De hecho, Pasternak escribió en su novela, describiendo las fechorías del régimen totalitario: “Creo que la colectivización ha sido una medida equivocada, un fracaso, y no se podía reconocer el error. Para ocultar el fracaso había, por todos los medios, que intimidar de tal modo que la gente dejara de juzgar y pensar, obligándola a ver lo que no existía y demostrar lo contrario de la evidencia. De ahí la crueldad sin precedentes del periodo de Yezhov, la promulgación de una constitución que se sabía que no se iba a aplicar, la introducción de elecciones no basadas en el principio electivo. Y cuando estalló la guerra, sus horrores reales, el peligro real y la amenaza de una muerte real fueron un bien frente al dominio inhumano de la abstracción, lo que supuso un alivio que ponía límite al poder mágico de la letra muerta”.
¿No se podría decir lo mismo de nuestra civilización, que se ha visto bruscamente obligada por la pandemia a abrir los ojos, a “sacudirse la modorra” de los innumerables conflictos causados hasta ayer por intereses y cálculos de poder, por guerras sangrientas que durante años han obligado a poblaciones enteras a vivir en el terror, el sufrimiento, la miseria, y en síntesis a acusar el golpe de un “dominio inhumano” consumado en el hipócrita y connivente silencio del mundo civil?
Pasternak no es un autor “antisoviético”, la suya no es una obra de denuncia política. Se sitúa en un plano totalmente distinto, desvela la mentira más radical de la ideología, del poder, es decir, su pretensión de manipular la realidad, de constreñir la vida dentro de esquemas abstractos, prefabricados, que forzosamente se vuelven violentas imposiciones. ¿Qué contrapone Zhivago-Pasternak al vacío de la ideología y al horror de la guerra y de la muerte? El mismo nombre del protagonista de la novela nos lo sugiere: el significado de Zhivago, en el eslavo eclesiástico, es “viviente”. No un hombre perfecto, coherente, racional, sino un hombre vivo, lleno de contradicciones, un hombre que sufre, ama, reconocer su necesidad de ser perdonado y salvado.
En Hamlet, que abre el ciclo de poesías escritas por el doctor Zhivago y publicadas como apéndice a la novela, un actor sale al escenario, al escenario artístico y al teatro de la vida individual y la del Hijo del Hombre, para recitar la tragedia shakespeariana y al mismo tiempo para vivir su destino personal y la oración de Jesús en el huerto de Getsemaní.
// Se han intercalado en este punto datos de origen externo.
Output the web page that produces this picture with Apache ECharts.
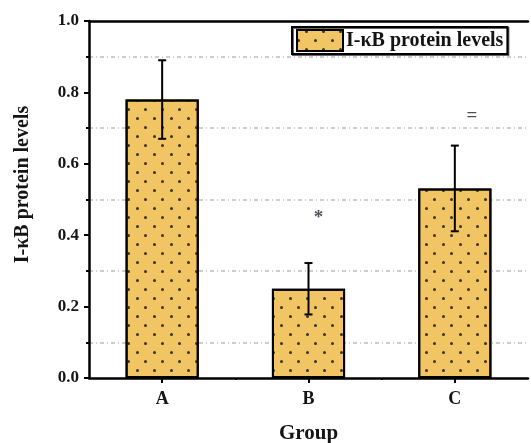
<!DOCTYPE html>
<html>
<head>
<meta charset="utf-8">
<script src="https://cdn.jsdelivr.net/npm/echarts@6/dist/echarts.min.js"></script>
<style>html,body{margin:0;padding:0;background:#fff}#c{width:531px;height:443px}</style>
</head>
<body>
<div id="c"></div>
<script>
var categories = ['A', 'B', 'C'];
var values = [0.78, 0.25, 0.531];
var errors = [0.11, 0.072, 0.12];
var markTexts = ['*', '='];
var markCats = ['B', 'C'];
var markValues = [0.448, 0.735];
var yTicks = [0, 0.2, 0.4, 0.6, 0.8, 1.0];
var seriesName = 'I-\u03baB protein levels';

var FONT = "'Liberation Serif', 'Times New Roman', serif";
var TXT = '#141414';
var fillColor = '#F2C564';
var dotDecal = {
  symbol: 'circle',
  symbolSize: 1,
  color: '#3b3326',
  backgroundColor: null,
  dashArrayX: [[2.5, 13.2], [0, 7.85, 2.5, 5.35]],
  dashArrayY: [2.5, 5.2]
};

var chart = echarts.init(document.getElementById('c'), null, {renderer: 'canvas'});

var errData = categories.map(function (c, i) { return [i, values[i] - errors[i], values[i] + errors[i]]; });
var markData = markCats.map(function (c, i) {
  return {
    value: [c, markValues[i]],
    label: {formatter: markTexts[i], offset: i === 0 ? [10, 0] : [17, 0]}
  };
});

chart.setOption({
  animation: false,
  backgroundColor: '#fff',
  grid: {left: 89, right: 3, top: 21, bottom: 65, containLabel: false, outerBoundsMode: 'none'},
  legend: {
    left: 292, top: 27,
    orient: 'horizontal',
    itemWidth: 46, itemHeight: 21,
    padding: [2, 4, 2, 4],
    borderColor: '#000', borderWidth: 2,
    backgroundColor: '#fff',
    shadowColor: 'rgba(0,0,0,0.6)', shadowOffsetX: 1, shadowOffsetY: 1, shadowBlur: 0,
    textStyle: {fontFamily: FONT, fontWeight: 'bold', fontSize: 20, color: TXT, padding: [0, 0, 0, -2]},
    data: [{name: seriesName, icon: 'rect', itemStyle: {color: fillColor, borderColor: '#000', borderWidth: 2, decal: dotDecal}}]
  },
  xAxis: [{
    type: 'category',
    data: categories,
    position: 'bottom',
    name: 'Group',
    nameLocation: 'middle',
    nameGap: 45,
    nameTextStyle: {fontFamily: FONT, fontWeight: 'bold', fontSize: 21, color: TXT},
    axisLine: {show: true, lineStyle: {color: '#000', width: 2.5}},
    axisTick: {show: true, alignWithLabel: true, length: 5, lineStyle: {color: '#000', width: 2}},
    axisLabel: {fontFamily: FONT, fontWeight: 'bold', fontSize: 18, color: TXT, margin: 12},
    splitLine: {show: false}
  }, {
    type: 'value',
    min: 0.5, max: 3.5,
    position: 'bottom',
    axisLine: {show: false},
    axisTick: {show: true, customValues: [1.5, 2.5], length: 2, lineStyle: {color: '#000', width: 2}},
    axisLabel: {show: false},
    splitLine: {show: false}
  }, {
    type: 'category',
    data: categories,
    position: 'top',
    axisLine: {show: true, onZero: false, lineStyle: {color: '#000', width: 2.5}},
    axisTick: {show: false},
    axisLabel: {show: false},
    splitLine: {show: false}
  }],
  yAxis: {
    type: 'value',
    min: 0, max: 1, interval: 0.2,
    name: seriesName,
    nameLocation: 'middle',
    nameGap: 56,
    nameTextStyle: {fontFamily: FONT, fontWeight: 'bold', fontSize: 20, color: TXT, padding: [0, 0, 0, 30]},
    axisLine: {show: true, lineStyle: {color: '#000', width: 2.5}},
    axisTick: {show: true, length: 5, lineStyle: {color: '#000', width: 2}},
    minorTick: {show: true, splitNumber: 2, length: 3, lineStyle: {color: '#000', width: 2}},
    axisLabel: {fontFamily: FONT, fontWeight: 'bold', fontSize: 17, color: TXT, margin: 10,
      formatter: function (v) { return v.toFixed(1); }},
    splitLine: {show: false},
    minorSplitLine: {show: true, lineStyle: {color: '#bdbdbd', width: 1.5, type: [4, 3, 1, 3]}}
  },
  series: [{
    name: seriesName,
    type: 'bar',
    data: values,
    barWidth: '50%',
    itemStyle: {color: fillColor, borderColor: '#000', borderWidth: 2, decal: dotDecal},
    z: 2
  }, {
    name: 'err',
    type: 'custom',
    data: errData,
    z: 5,
    renderItem: function (params, api) {
      var x = api.coord([api.value(0), 0])[0];
      var lo = api.coord([api.value(0), api.value(1)])[1];
      var hi = api.coord([api.value(0), api.value(2)])[1];
      var cap = 4;
      var st = {stroke: '#000', lineWidth: 2};
      return {
        type: 'group',
        children: [
          {type: 'line', shape: {x1: x, y1: lo, x2: x, y2: hi}, style: st},
          {type: 'line', shape: {x1: x - cap, y1: hi, x2: x + cap, y2: hi}, style: st},
          {type: 'line', shape: {x1: x - cap, y1: lo, x2: x + cap, y2: lo}, style: st}
        ]
      };
    }
  }, {
    name: 'marks',
    type: 'scatter',
    symbolSize: 0,
    data: markData,
    z: 6,
    label: {show: true, position: 'inside', fontFamily: FONT, fontWeight: 'bold', fontSize: 19, color: '#1e2230'}
  }]
});
</script>
</body>
</html>
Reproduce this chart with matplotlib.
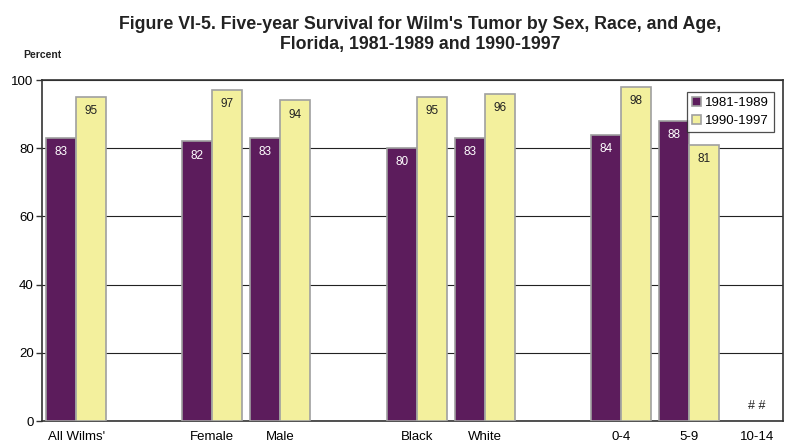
import numpy as np
import matplotlib.pyplot as plt

plt.rcParams['font.family'] = ['Liberation Sans', 'DejaVu Sans']

# --- data ---
categories = ["All Wilms'", "", "Female", "Male", "", "Black", "White", "", "0-4", "5-9", "10-14"]
surv_1981_1989 = [83, None, 82, 83, None, 80, 83, None, 84, 88, None]
surv_1990_1997 = [95, None, 97, 94, None, 95, 96, None, 98, 81, None]
series_names = ["1981-1989", "1990-1997"]
suppressed_label = "# #"

purple = "#5c1c5c"
yellow = "#f3f09d"
edge = "#a0a0a0"

fig = plt.figure(figsize=(7.96, 4.44), dpi=100)
ax = fig.add_axes([0.0528, 0.0518, 0.9309, 0.768])

x = np.arange(len(categories))
w = 0.44

def clean(vals):
    return [np.nan if v is None else v for v in vals]

b1 = ax.bar(x - w / 2, clean(surv_1981_1989), w, color=purple, edgecolor=edge, linewidth=1.2,
            label=series_names[0], zorder=3)
b2 = ax.bar(x + w / 2, clean(surv_1990_1997), w, color=yellow, edgecolor=edge, linewidth=1.2,
            label=series_names[1], zorder=3)

for xi, v in zip(x, surv_1981_1989):
    if v is not None:
        ax.text(xi - w / 2, v - 2.4, str(v), ha='center', va='top', fontsize=8.5, color='white', zorder=4)
for xi, v in zip(x, surv_1990_1997):
    if v is not None:
        ax.text(xi + w / 2, v - 2.4, str(v), ha='center', va='top', fontsize=8.5, color='#222222', zorder=4)

# 10-14 group has no published value
ax.text(x[-1], 2.5, suppressed_label, ha='center', va='bottom', fontsize=9, color='#222222')

ax.set_xlim(-0.5, 10.38)
ax.set_ylim(0, 100)
ax.set_yticks([0, 20, 40, 60, 80, 100])
ax.tick_params(axis='y', labelsize=9.5, length=4, width=1, color='#333333', pad=2)
ax.set_xticks(x)
ax.set_xticklabels(categories, fontsize=9.5)
ax.tick_params(axis='x', length=0, pad=7)
ax.yaxis.grid(True, color='#222222', linewidth=0.8, zorder=0)
ax.set_axisbelow(True)
for s in ax.spines.values():
    s.set_color('#333333')
    s.set_linewidth(1.2)

leg = ax.legend(loc='upper right', fontsize=9.5, frameon=True, fancybox=False,
                edgecolor='#222222', handlelength=0.7, handleheight=0.7,
                handletextpad=0.3, borderpad=0.4, labelspacing=0.4,
                bbox_to_anchor=(0.997, 0.985))
leg.get_frame().set_linewidth(0.9)

fig.text(0.528, 0.965, "Figure VI-5. Five-year Survival for Wilm's Tumor by Sex, Race, and Age,\nFlorida, 1981-1989 and 1990-1997",
         ha='center', va='top', fontsize=12.8, fontweight='bold', color='#222222', linespacing=1.3)
fig.text(0.029, 0.876, "Percent", ha='left', va='center', fontsize=7.5, fontweight='bold', color='#222222')

fig.savefig("out.png", dpi=100)
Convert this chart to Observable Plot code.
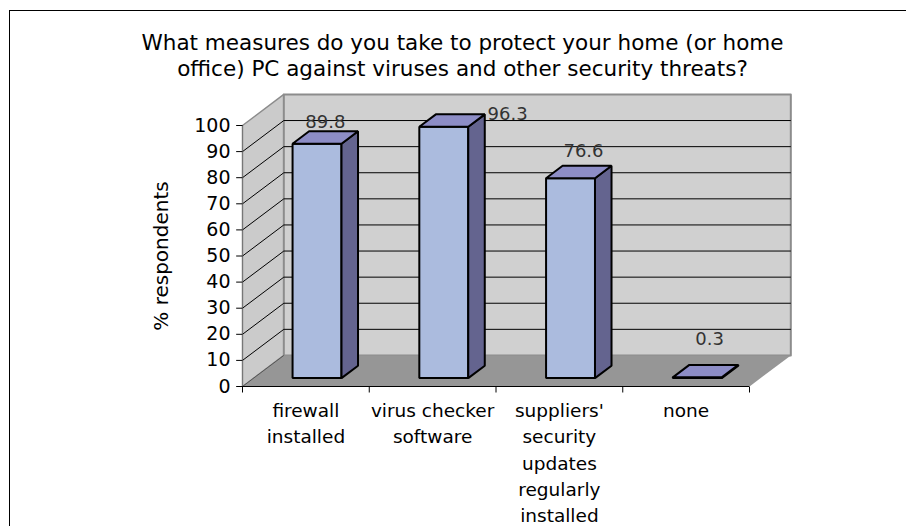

Siente toda la grandeza de la vocación que le ha sido dada (“amo tu obstinado designio / y de acuerdo, recitaré esta parte”) y al mismo tiempo el peso inminente que se cierne sobre él, “estoy solo, todo se hunde en el fariseísmo”. “Vivir una vida no es atravesar un campo”, como dice al terminar el poema. Es, por tanto, reconocer el dramático y apasionante viaje que cada uno realiza en diálogo con Dios.